President Trump is set to sign several bills into law, each of which aims to stimulate US ambitions in future technologies and productivity.

Jamie Davies

February 11, 2019

3 Min Read
White House congratulates itself for catching AI bug

President Trump is set to sign several bills into law, each of which aims to stimulate US ambitions in future technologies and productivity.

While the lion’s share of the attention will be directed towards artificial intelligence, there are other bills which have been slipped in including advanced manufacturing and Quantum Information Science. One of the more important groups which is emerging from this announcement, the National Council for the American Worker, is perhaps the one which will get most over-looked though.

“I am eager to work with you on legislation to deliver new and important infrastructure investment, including investments in the cutting-edge industries of the future,” Trump said in a White House statement. “This is not an option. This is a necessity.”

Focusing on the National Council for the American Worker for the moment, this is an area where the US could genuinely prove itself to be forward-looking, instead of focusing on aging buzzwords.

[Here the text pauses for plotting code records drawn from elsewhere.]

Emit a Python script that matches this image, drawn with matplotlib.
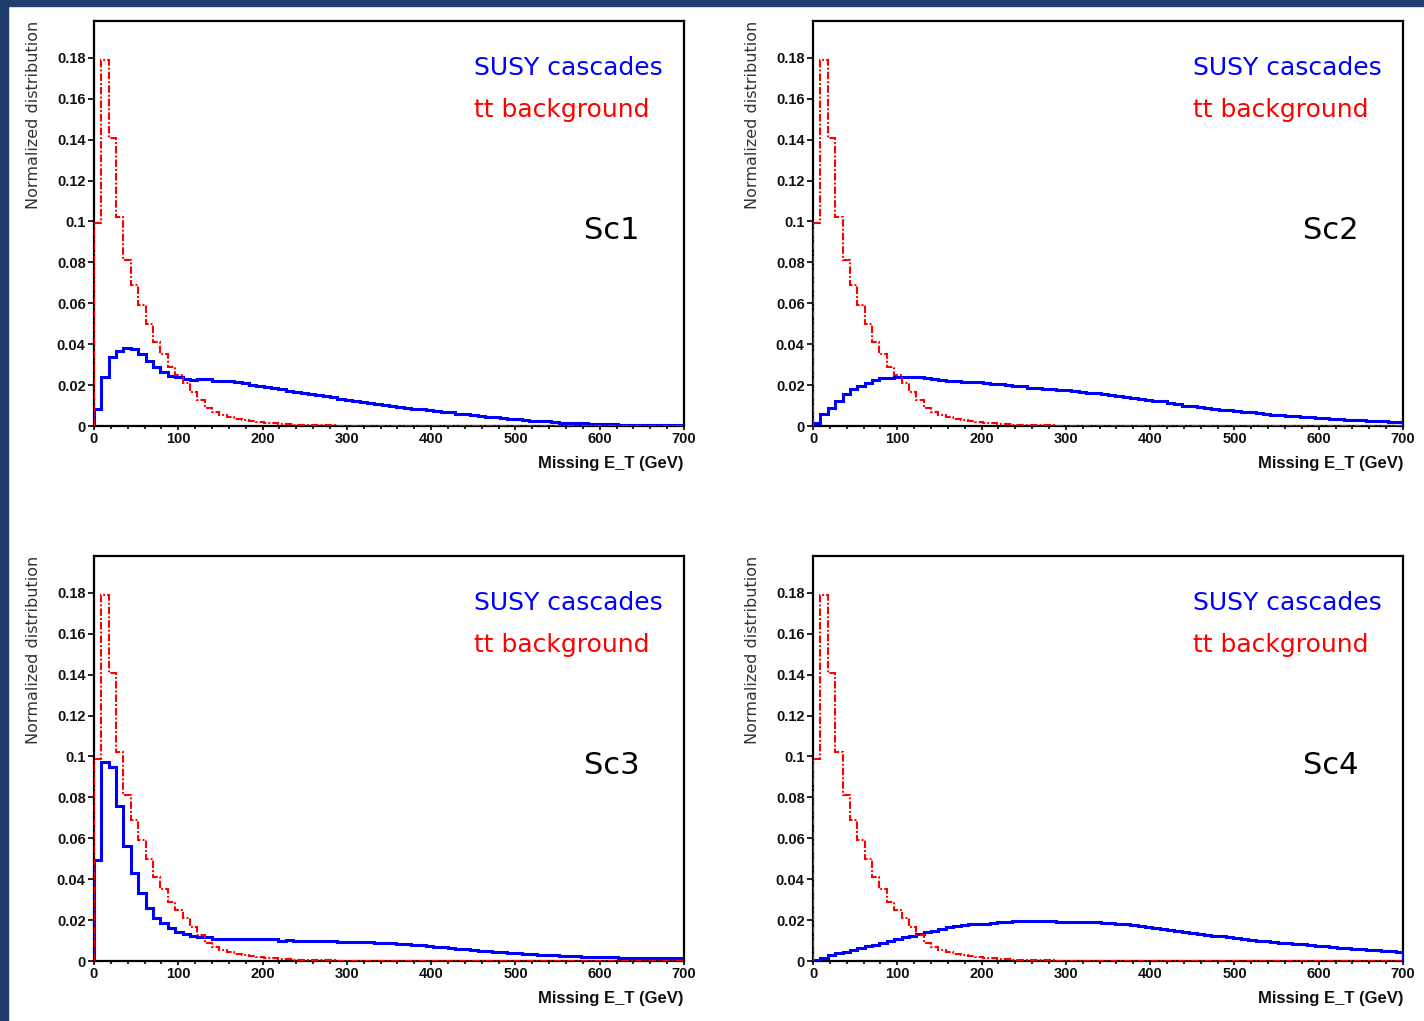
import numpy as np
import matplotlib
matplotlib.use("Agg")
import matplotlib.pyplot as plt
from matplotlib.patches import Rectangle
from matplotlib.ticker import MultipleLocator, FixedLocator

# ---------------- data ----------------
x_min, x_max, n_bins = 0.0, 700.0, 80
bin_edges = np.linspace(x_min, x_max, n_bins + 1)

tt_background = [0.099, 0.179, 0.141, 0.102, 0.081, 0.069, 0.059, 0.050, 0.041, 0.035,
                 0.029, 0.025, 0.021, 0.0165, 0.0125, 0.0090, 0.0068, 0.0055, 0.0043, 0.0035,
                 0.0028, 0.0024, 0.0019, 0.0016, 0.0013, 0.0010, 0.0008, 0.0006, 0.0005, 0.0004,
                 0.0004, 0.0003, 0.0003, 0.0002] + [0.0] * 46

susy_sc1 = [0.0085, 0.0240, 0.0335, 0.0365, 0.0380, 0.0378, 0.0350, 0.0320, 0.0290, 0.0262,
            0.0245, 0.0238, 0.0228, 0.0225, 0.0228, 0.0228, 0.0222, 0.0220, 0.0218, 0.0214,
            0.0210, 0.0202, 0.0197, 0.0192, 0.0185, 0.0180, 0.0172, 0.0168, 0.0162, 0.0157,
            0.0150, 0.0145, 0.0140, 0.0133, 0.0128, 0.0120, 0.0116, 0.0110, 0.0106, 0.0102,
            0.0097, 0.0093, 0.0090, 0.0085, 0.0082, 0.0078, 0.0073, 0.0070, 0.0066, 0.0061,
            0.0057, 0.0053, 0.0049, 0.0046, 0.0042, 0.0038, 0.0036, 0.0033, 0.0028, 0.0025,
            0.0024, 0.0022, 0.0019, 0.0017, 0.0016, 0.0015, 0.0013, 0.0011, 0.0009, 0.0008,
            0.0008, 0.0007, 0.0007, 0.0006, 0.0006, 0.0004, 0.0003, 0.0003, 0.0003, 0.0003]

susy_sc2 = [0.0016, 0.0057, 0.0090, 0.0123, 0.0156, 0.0180, 0.0197, 0.0210, 0.0225, 0.0233,
            0.0237, 0.0239, 0.0240, 0.0241, 0.0240, 0.0235, 0.0230, 0.0223, 0.0221, 0.0220,
            0.0215, 0.0214, 0.0213, 0.0212, 0.0207, 0.0204, 0.0200, 0.0196, 0.0194, 0.0188,
            0.0185, 0.0183, 0.0180, 0.0178, 0.0176, 0.0170, 0.0166, 0.0163, 0.0160, 0.0155,
            0.0151, 0.0148, 0.0140, 0.0137, 0.0134, 0.0127, 0.0123, 0.0120, 0.0112, 0.0106,
            0.0100, 0.0096, 0.0092, 0.0088, 0.0084, 0.0080, 0.0076, 0.0072, 0.0069, 0.0066,
            0.0062, 0.0059, 0.0056, 0.0053, 0.0050, 0.0047, 0.0044, 0.0042, 0.0040, 0.0037,
            0.0035, 0.0033, 0.0031, 0.0029, 0.0027, 0.0025, 0.0024, 0.0022, 0.0021, 0.0020]

susy_sc3 = [0.0492, 0.0974, 0.0950, 0.0758, 0.0564, 0.0430, 0.0331, 0.0257, 0.0208, 0.0184,
            0.0159, 0.0143, 0.0130, 0.0121, 0.0115, 0.0115, 0.0107, 0.0107, 0.0107, 0.0107,
            0.0107, 0.0107, 0.0107, 0.0107, 0.0107, 0.0098, 0.0102, 0.0097, 0.0097, 0.0097,
            0.0097, 0.0097, 0.0096, 0.0095, 0.0094, 0.0093, 0.0092, 0.0091, 0.0090, 0.0089,
            0.0087, 0.0085, 0.0083, 0.0080, 0.0077, 0.0074, 0.0070, 0.0067, 0.0063, 0.0060,
            0.0057, 0.0054, 0.0051, 0.0048, 0.0045, 0.0042, 0.0040, 0.0037, 0.0035, 0.0033,
            0.0031, 0.0029, 0.0027, 0.0026, 0.0024, 0.0023, 0.0022, 0.0021, 0.0020, 0.0019,
            0.0018, 0.0017, 0.0016, 0.0016, 0.0015, 0.0015, 0.0014, 0.0014, 0.0013, 0.0013]

susy_sc4 = [0.0005, 0.0015, 0.0028, 0.0038, 0.0046, 0.0055, 0.0063, 0.0071, 0.0080, 0.0088,
            0.0097, 0.0106, 0.0115, 0.0124, 0.0133, 0.0141, 0.0149, 0.0157, 0.0164, 0.0172,
            0.0178, 0.0180, 0.0182, 0.0183, 0.0186, 0.0189, 0.0192, 0.0195, 0.0196, 0.0197,
            0.0196, 0.0197, 0.0196, 0.0193, 0.0191, 0.0190, 0.0190, 0.0189, 0.0189, 0.0188,
            0.0186, 0.0183, 0.0180, 0.0177, 0.0172, 0.0168, 0.0163, 0.0158, 0.0153, 0.0148,
            0.0144, 0.0139, 0.0134, 0.0129, 0.0124, 0.0120, 0.0115, 0.0112, 0.0108, 0.0104,
            0.0100, 0.0097, 0.0093, 0.0090, 0.0087, 0.0084, 0.0081, 0.0078, 0.0075, 0.0072,
            0.0069, 0.0066, 0.0063, 0.0060, 0.0058, 0.0055, 0.0053, 0.0050, 0.0048, 0.0046]

scenario_labels = ["Sc1", "Sc2", "Sc3", "Sc4"]
susy_series = [susy_sc1, susy_sc2, susy_sc3, susy_sc4]

y_ticks = [0, 0.02, 0.04, 0.06, 0.08, 0.1, 0.12, 0.14, 0.16, 0.18]
y_ticklabels = ["0", "0.02", "0.04", "0.06", "0.08", "0.1", "0.12", "0.14", "0.16", "0.18"]
x_ticks = [0, 100, 200, 300, 400, 500, 600, 700]
x_ticklabels = ["0", "100", "200", "300", "400", "500", "600", "700"]

legend_susy = "SUSY cascades"
legend_tt = "tt background"
y_title = "Normalized distribution"
x_title = "Missing E_T (GeV)"

# ---------------- figure ----------------
W, H = 1424, 1021
fig = plt.figure(figsize=(W / 100, H / 100), dpi=100, facecolor="white")

# dark blue slide frame (top and left strips)
fig.patches.append(Rectangle((0, 1 - 6 / H), 1, 6 / H, transform=fig.transFigure,
                             color="#21406f", zorder=0))
fig.patches.append(Rectangle((0, 0), 8 / W, 1, transform=fig.transFigure,
                             color="#1d3b6a", zorder=0))

narrow = ["Liberation Sans Narrow", "Liberation Sans", "DejaVu Sans"]

panel_px = [(94, 21), (813, 21), (94, 556), (813, 556)]  # left, top in pixels
pw, ph = 590, 405

for k, (lx, ty) in enumerate(panel_px):
    ax = fig.add_axes([lx / W, 1 - (ty + ph) / H, pw / W, ph / H])
    ax.set_xlim(x_min, x_max)
    ax.set_ylim(0, 0.198)

    ax.stairs(susy_series[k], bin_edges, baseline=0, color="#0000ff", lw=2.2, zorder=3)
    ax.stairs(tt_background, bin_edges, baseline=0, color="#ff0000", lw=1.5,
              linestyle=(0, (3.6, 1.0, 0.9, 1.0)), zorder=4)

    for s in ax.spines.values():
        s.set_linewidth(1.6)
        s.set_color("black")

    ax.yaxis.set_major_locator(FixedLocator(y_ticks))
    ax.set_yticklabels(y_ticklabels)
    ax.xaxis.set_major_locator(FixedLocator(x_ticks))
    ax.set_xticklabels(x_ticklabels)
    ax.xaxis.set_minor_locator(MultipleLocator(20))
    ax.tick_params(axis="y", direction="out", length=4.5, width=1.2, pad=1.5)
    ax.tick_params(axis="x", which="major", direction="out", length=3, width=1.2, pad=1)
    ax.tick_params(axis="x", which="minor", direction="out", length=2.5, width=1.2)
    for lab in ax.get_xticklabels() + ax.get_yticklabels():
        lab.set_family(narrow)
        lab.set_fontweight("bold")
        lab.set_fontsize(10.5)
        lab.set_color("#111111")

    ax.text(-0.103, 1.0, y_title, transform=ax.transAxes, rotation=90,
            ha="center", va="top", fontsize=11.5, color="#333333",
            family="DejaVu Sans")
    ax.text(1.0, -0.092, x_title, transform=ax.transAxes, ha="right", va="center",
            fontsize=12, fontweight="bold", family=narrow, color="#111111")

    ax.text(0.644, 0.884, legend_susy, transform=ax.transAxes, ha="left", va="center",
            fontsize=18, color="#0000ff", family="DejaVu Sans")
    ax.text(0.644, 0.780, legend_tt, transform=ax.transAxes, ha="left", va="center",
            fontsize=18, color="#ff0000", family="DejaVu Sans")
    ax.text(0.8305, 0.483, scenario_labels[k], transform=ax.transAxes, ha="left",
            va="center", fontsize=22, color="black", family="DejaVu Sans")

fig.savefig("out.png", dpi=100, facecolor="white")
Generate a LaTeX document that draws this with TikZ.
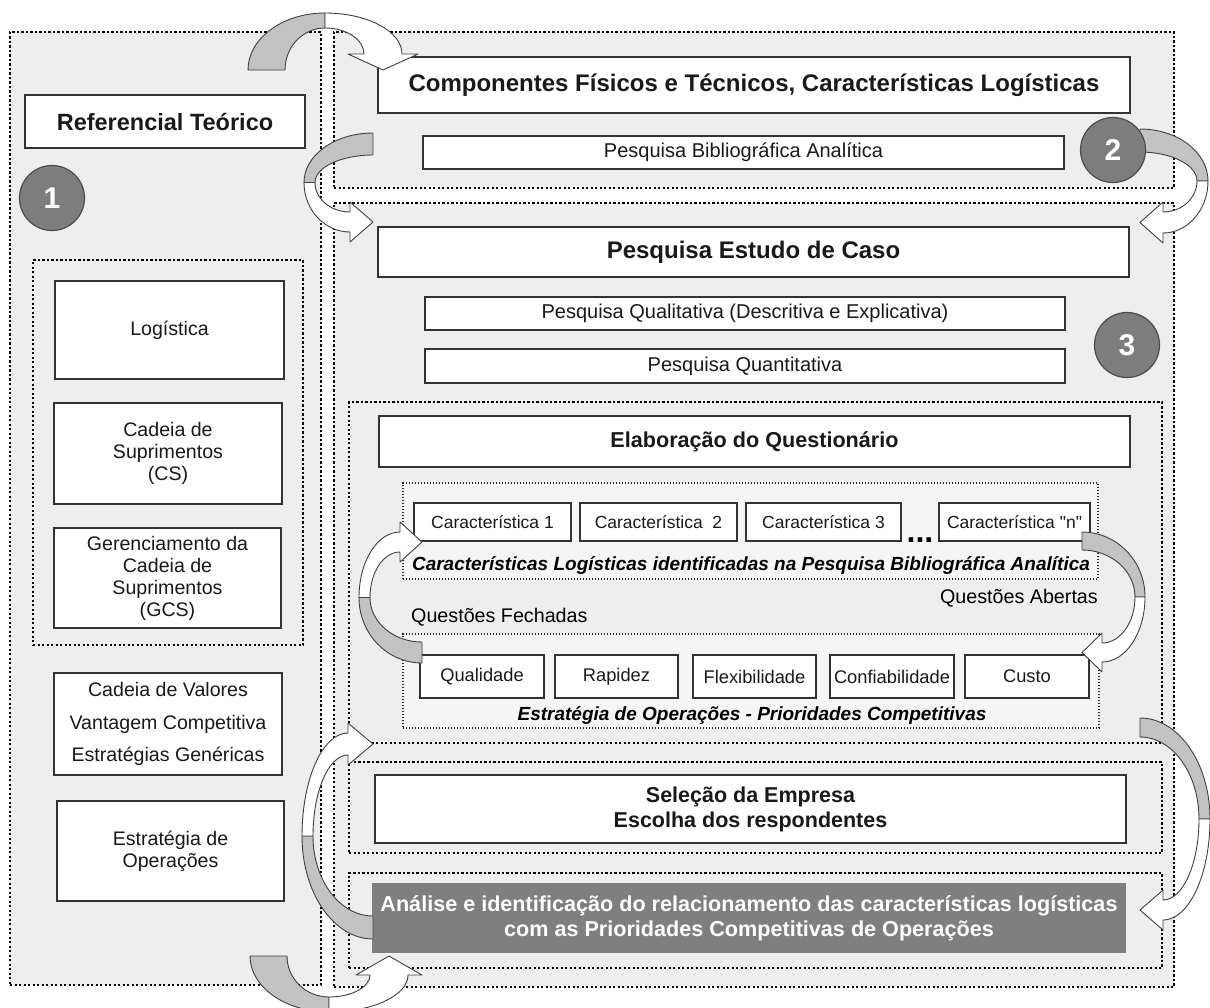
\documentclass[tikz,border=0pt]{standalone}
\usepackage{fontspec}
\setmainfont{Liberation Sans}
\newfontfamily\rawsans[Ligatures=TeXOff]{Liberation Sans}

\definecolor{panelgray}{HTML}{EEEEEE}
\definecolor{innergray}{HTML}{F5F5F5}
\definecolor{ribbongray}{HTML}{C2C2C2}
\definecolor{badgegray}{HTML}{7D7D7D}
\definecolor{darkfill}{HTML}{7F7F7F}
\definecolor{edgecol}{HTML}{333333}

% rectangle node given by its two corners
\newcommand\rbox[7]{%
  \node[#2, minimum width={(#5)-(#3)}, minimum height={(#6)-(#4)}]
    (#1) at ({((#3)+(#5))/2},{((#4)+(#6))/2}) {#7};}

% U-turn ribbon arrow in a local frame (y pointing down):
% #1 reach, #2 half height, #3 start width, #4 apex width,
% #5 end width, #6 head length, #7 head overhang
\newcommand\uturn[7]{%
  \def\uR{#1}\def\uH{#2}\def\uA{#3}\def\uM{#4}\def\uE{#5}\def\uL{#6}\def\uW{#7}%
  \filldraw[ribbonback]
    (\uL,0) .. controls ({\uL-0.5523*(\uR+\uL)},0) and ({-\uR},{\uH-0.5523*\uH}) .. ({-\uR},\uH)
    -- ({-\uR+\uM},\uH)
    .. controls ({-\uR+\uM},{\uH-0.5523*(\uH-\uA)}) and ({\uL-0.5523*(\uR+\uL-\uM)},\uA) .. (\uL,\uA)
    -- cycle;
  \filldraw[ribbonfront]
    ({-\uR},\uH) .. controls ({-\uR},{\uH+0.5523*\uH}) and ({-0.5523*\uR},{2*\uH}) .. (0,{2*\uH})
    -- (0,{2*\uH+\uW}) -- (\uL,{2*\uH-\uE/2}) -- (0,{2*\uH-\uE-\uW}) -- (0,{2*\uH-\uE})
    .. controls ({-0.5523*(\uR-\uM)},{2*\uH-\uE}) and ({-\uR+\uM},{\uH+0.5523*(\uH-\uE)}) .. ({-\uR+\uM},\uH)
    -- cycle;
}

\tikzset{
  panel/.style={fill=panelgray, draw=black, line width=2.3pt, dash pattern=on 2.3pt off 2.2pt,
                inner sep=0pt, outer sep=0pt},
  subpanel/.style={fill=innergray, draw=black!85, line width=1.3pt, dash pattern=on 1.3pt off 1.7pt,
                inner sep=0pt, outer sep=0pt},
  box/.style={fill=white, draw=edgecol, line width=1.3pt, inner sep=0pt, outer sep=0pt,
              align=center, text=black!90},
  darkbox/.style={fill=darkfill, draw=none, inner sep=0pt, outer sep=0pt, align=center, text=white},
  badge/.style={circle, fill=badgegray, draw=black!70, line width=1.2pt, minimum size=65pt,
                inner sep=0pt, text=white, font=\bfseries\fontsize{30}{30}\selectfont},
  ribbonback/.style={fill=ribbongray, draw=black!75, line width=0.9pt, line join=round},
  ribbonfront/.style={fill=white, draw=black!75, line width=0.9pt, line join=round},
  leftfont/.style={font=\fontsize{19.6}{22}\selectfont},
  titlefont/.style={font=\bfseries\fontsize{24}{28}\selectfont},
  midtitle/.style={font=\bfseries\fontsize{21.6}{25}\selectfont},
  plainfont/.style={font=\fontsize{20}{24}\selectfont},
  charfont/.style={font=\fontsize{17.5}{20}\selectfont},
  prioFont/.style={font=\fontsize{18.3}{20}\selectfont},
  capfont/.style={font=\bfseries\itshape\fontsize{19}{22}\selectfont, inner sep=0pt},
  notefont/.style={font=\fontsize{19.7}{22}\selectfont, inner sep=0pt},
}

\begin{document}
\begin{tikzpicture}[x=1pt,y=-1pt]
\useasboundingbox (0,0) rectangle (1210,1007);
\fill[white] (0,0) rectangle (1210,1007);

% ---------- panels ----------
\rbox{leftpanel}{panel}{10}{32}{321}{985}{}
\rbox{stagetwo}{panel}{334}{32}{1174}{188}{}
\rbox{stagethree}{panel}{334}{203}{1174}{987}{}
\rbox{themes}{panel}{33}{260}{303}{645}{}
\rbox{quest}{panel}{349}{402}{1162}{743}{}
\rbox{selpanel}{panel}{349}{762}{1162}{853}{}
\rbox{anpanel}{panel}{349}{873}{1162}{968}{}
\rbox{charpanel}{subpanel}{403}{483}{1098}{579}{}
\rbox{priopanel}{subpanel}{403}{634}{1099}{728}{}

% ---------- left column ----------
\rbox{ref}{box, font=\bfseries\fontsize{23.5}{26}\selectfont}{25}{95}{305}{148}{Referencial Teórico}
\rbox{log}{box, leftfont}{55}{281}{284}{379}{Logística}
\rbox{cs}{box, leftfont}{54}{403}{282}{504}{Cadeia de\\Suprimentos\\(CS)}
\rbox{gcs}{box, leftfont}{54}{528}{281}{628}{Gerenciamento da\\Cadeia de\\Suprimentos\\(GCS)}
\rbox{val}{box, font=\fontsize{19.6}{32.5}\selectfont}{54}{673}{282}{775}{Cadeia de Valores\\Vantagem Competitiva\\Estratégias Genéricas}
\rbox{estr}{box, leftfont}{57}{801}{284}{901}{Estratégia de\\Operações}

% ---------- stage two ----------
\rbox{comp}{box, titlefont}{378}{57}{1130}{113}{Componentes Físicos e Técnicos, Características Logísticas}
\rbox{biblio}{box, plainfont}{423}{136}{1064}{169}{Pesquisa Bibliográfica Analítica}

% ---------- stage three ----------
\rbox{caso}{box, titlefont}{378}{227}{1129}{277}{Pesquisa Estudo de Caso}
\rbox{quali}{box, plainfont}{425}{297}{1065}{330}{Pesquisa Qualitativa (Descritiva e Explicativa)}
\rbox{quanti}{box, plainfont}{425}{349}{1065}{383}{Pesquisa Quantitativa}
\rbox{elab}{box, midtitle}{379}{416}{1130}{467}{Elaboração do Questionário}

\rbox{c1}{box, charfont}{414}{503}{571}{541}{Característica 1}
\rbox{c2}{box, charfont}{580}{503}{737}{541}{Característica \ 2}
\rbox{c3}{box, charfont}{746}{503}{901}{541}{Característica 3}
\rbox{cn}{box, charfont}{939}{503}{1090}{541}{Característica {\rawsans"n"}}
\node[font=\bfseries\fontsize{32}{32}\selectfont, inner sep=0pt, anchor=base] (dots) at (920,542) {...};
\node[capfont] (charcap) at (751,565) {Características Logísticas identificadas na Pesquisa Bibliográfica Analítica};

\node[notefont, anchor=east] (abertas) at (1098,598) {Questões Abertas};
\node[notefont, anchor=west] (fechadas) at (411,617) {Questões Fechadas};

\rbox{qual}{box, prioFont}{420}{655}{544}{698}{Qualidade}
\rbox{rap}{box, prioFont}{555}{655}{678}{698}{Rapidez}
\rbox{flex}{box, prioFont}{693}{655}{816}{698}{Flexibilidade}
\rbox{conf}{box, prioFont}{830}{655}{954}{698}{Confiabilidade}
\rbox{custo}{box, prioFont}{965}{655}{1089}{698}{Custo}
\node[capfont] (priocap) at (752,715) {Estratégia de Operações - Prioridades Competitivas};

\rbox{sel}{box, font=\bfseries\fontsize{21.5}{25}\selectfont}{375}{775}{1126}{843}{Seleção da Empresa\\Escolha dos respondentes}
\rbox{analise}{darkbox, font=\bfseries\fontsize{21.6}{25}\selectfont}{372}{883}{1126}{953}{Análise e identificação do relacionamento das características logísticas\\com as Prioridades Competitivas de Operações}

% ---------- ribbon arrows ----------
% over the top, into stage two
\begin{scope}[cm={0,-1,-1,0,(248,54)}]
  \uturn{41}{77}{37}{15}{38}{16}{16}
\end{scope}
% stage two down into stage three (left side)
\begin{scope}[shift={(350,133)}]
  \uturn{46}{49.5}{22}{11}{20}{23}{10}
\end{scope}
% stage two down into stage three (right side)
\begin{scope}[shift={(1163,129)}, xscale=-1]
  \uturn{45}{52}{23}{11}{21}{23}{10}
\end{scope}
% closed questions loop
\begin{scope}[shift={(400,663)}, yscale=-1]
  \uturn{41}{65.5}{21}{11}{20}{22}{10}
\end{scope}
% open questions loop
\begin{scope}[shift={(1102,532)}, xscale=-1]
  \uturn{43}{65}{18}{10}{19}{20}{10}
\end{scope}
% priorities down to the analysis
\begin{scope}[shift={(1163,718)}, xscale=-1]
  \uturn{47}{101}{19}{11}{20}{23}{10}
\end{scope}
% analysis back up to the questionnaire
\begin{scope}[shift={(348,939)}, yscale=-1]
  \uturn{46}{103}{23}{11}{22}{25}{10}
\end{scope}
% under the bottom, into the analysis
\begin{scope}[shift={(250,975)}, yscale=-1, cm={0,-1,-1,0,(0,0)}]
  \uturn{37}{79}{37}{15}{38}{19}{14}
\end{scope}

% ---------- stage badges ----------
\node[badge] (one) at (52,198) {1};
\node[badge] (two) at (1113,150) {2};
\node[badge] (three) at (1127,345) {3};
\end{tikzpicture}
\end{document}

The top-line aim for the Council will be to craft the masses to ensure they are suitably qualified and positioned to reap the benefits of tomorrow’s society. This means investigating how curriculums can be altered to ensure the right skills are being offered to young people, but also awareness campaigns to generate an understanding of what will be required of young people in the world of tomorrow.

What is less clear is the impact on the people of today. This is not directly covered in the press jargon, though there is an objective for the Council to work with the private sector to ensure the skills chasm is reduced. The White House has not said it directly, though this is pretty much as close as any government has come to recognising technologies such as AI are not going to be beneficial to everyone in today’s society.

Government rhetoric surround AI has been pretty consistent around the world. Firstly, AI will create wonderful products and services for consumers, and secondly, it will make businesses more profitable, creating new job opportunities. This might be true, but no-one has recognised there is going to be pain.

People will be made redundant. Jobs will be lost to software, automation and consolidation. Some people will not be suitable candidates for the newly created roles. These scenarios are utterly unavoidable. Unless government recognise this pain, nothing can be done to adapt to it. If nothing is done, there will be elements of society who will be left behind, qualified for roles which no longer exist. Governments have to wake up and be mature.

Elsewhere the President has unveiled a National Strategic Plan on Advanced Manufacturing and has also signed the National Quantum Initiative Act into law. Quantum Information Science is an area which seemingly fits perfectly into the Silicon Valley mould, looping back around to the semiconductor revolution which spurring the region into action decades ago. With 5G on the horizon encouraging exceptional growth in computing power, this is a segment which will almost prove critical in the future.

The framework is there for some potentially beneficial legislation, though we’ll see how this plays out. It could create a forward-looking landscape however it might just create a landscape which says its forward-looking.